Monday, October 23, 2006

Zen Yardbird

Found while I was looking up quotes by Charlie Parker for a Humanities 223 assignment sheet, several that had a real Zen quality to them. Also some Zenlike impressions of the jazz saxophone player by others.

Among the quotes was the one I put at top of the HUM 223 syllabus:
Music is your own experience, your own thoughts, your wisdom. If you don't live it, it won't come out of your horn. They teach you there's a boundary line to music. But, man, there's no boundary line to art.
And one that's especially poignant in light of Parker's addiction:
Any musician who says he is playing better either on tea, the needle, or when he is juiced, is a plain straight liar ... You can miss the most important years of your life, the years of possible creation.
Plus a couple of others that remind me of Eugen Herrigel's Zen in the Art of Archery:
Don't play the saxophone. Let it play you.

You've got to learn your instrument. Then, you practice, practice, practice. And then, when you finally get up there on the bandstand, forget all that and just wail.
And my favorite of all:
I realized by using the high notes of the chords as a melodic line, and by the right harmonic progression, I could play what I heard inside me. That's when I was born.
All the above quotes taken from a website called Thinkexist.com.

Next I googled around and found a Jack Kerouac poem called "Charlie Parker." Kerouac compared him to the Buddha:
And his expression on his face
Was as calm, beautiful, and profound
As the image of the Buddha
Represented in the East ...
When Parker played, in Kerouac's telling of it,
You had the feeling of early-in-the-morning
Like a hermit's joy, or
Like the perfect cry of some wild gang
At a jam session,
"Wail, Wop"
Not Kerouac's best, but enough to suggest why Parker was so popular with the Beat poets.

Finally, and I think most remarkable of all, there's a reminiscence by jazz clarinet player Tony Scott ... not the filmmaker but the featured artist on a 1964 record called Music for Zen Meditation, who played in 2001 at a Buddhist temple in Japan:
I spoke, played solo, in Tokyo and in Kyoto Temples, and, going to Shikoku Temple, played with the Buddhist monk Booze-san, singer and composer about 40 years old. His father is 82 years old. The Zen Buddhist temple, gardens, buildings and school are owned by the family and it is 600 years old. Booze-san and his younger brother Yuri speak English perfectly.

I was thrilled when Booze-san turned to me and said in perfect English: "Buddha loves Charlie Parker!" That alone was worth the trip to Japan.

Booze-san talked and sang some prayers for Bird not always playing prayers for Bird's soul, and during the morning rehearsal I started to improvise on clarinet with him. During the afternoon Ceremony the villagers all together sang prayers for Bird not realizing who Bird was, I played clarinet with them. I am always playing prayers for Bird ...
Scott's Zen meditation album is considered a minor classic, also featuring koto player Shinichi Yuize and shakuhachi flute player Hozan Yamamoto.
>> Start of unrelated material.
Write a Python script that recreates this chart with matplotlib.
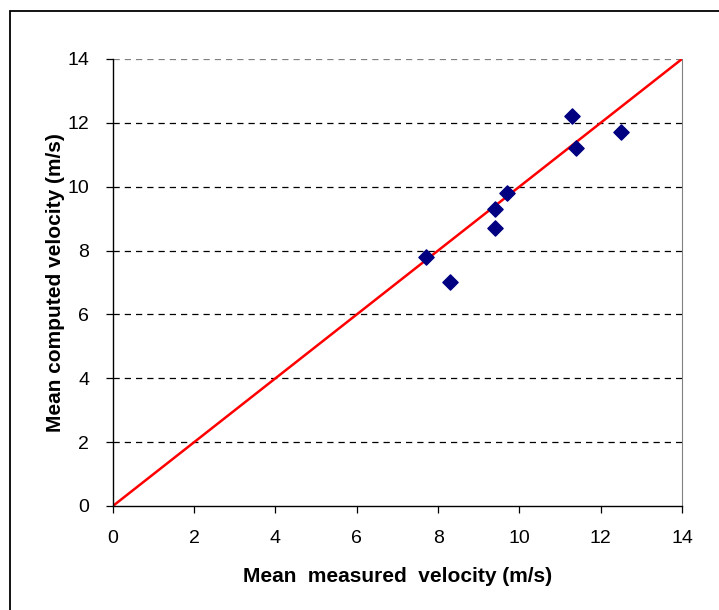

It is considered a forerunner of New Age music, which probably ought not to be held against it.

Monday, October 09, 2006

An American journey

An Oct. 5 story I found in The Observer, by the paper's New York correspondent Paul Harris on his trip to find family roots in Iowa. His background, involving a reverse emigration from America back to Europe, isn't typical. But his exercise of searching for roots is.

And so, I think, is his account of what he finds there: Hearing a train whistle in the distance over the prairie.

Harris said he is of Swedish heritage, and he looked up relatives in New London, Iowa, who stayed there when his mother married an Englishman and moved to Great Britain. In speaking with people there, he found "that many sometimes define themselves as Swedish, German, Danish or Norwegian: cracking rude jokes about the others and cooking food associated with these long ago former homelands." Rings true.

So does something else Harris said. Here's his account of visiting his grandparents' farm, which is no longer in the family, with a local museum director:
As we stood outside the farmhouse in which my fondly-remembered grandfather had grown up, we thought of a story he had often told. He was an urbane man, born to a farmer's lifestyle he hated. He used to say he had lain in bed at night as a boy, listening to the sound of a train whistle nearby, and wishing he was on it, heading to a big city, going anywhere but a prairie farmstead. As we stood on the grass outside the farmhouse we felt a disappointment that my grandfather's story now seemed untrue. The nearest train tracks were miles away and the sound surely could not have carried that far. Then, in the silence that only the prairies can bring, we suddenly heard a distant blast from a whistle echo over the fields. He had been telling the truth after all. It was a reminder that just as Americans can find some roots in Europe, Africa and Asia, so an Englishman can find them in America.
Harris had some interesting thoughts about what he calls "a quest for defining oneself by another part of the world that a long ago ancestor left behind." But it's that train whistle in the night that spoke to me. How American.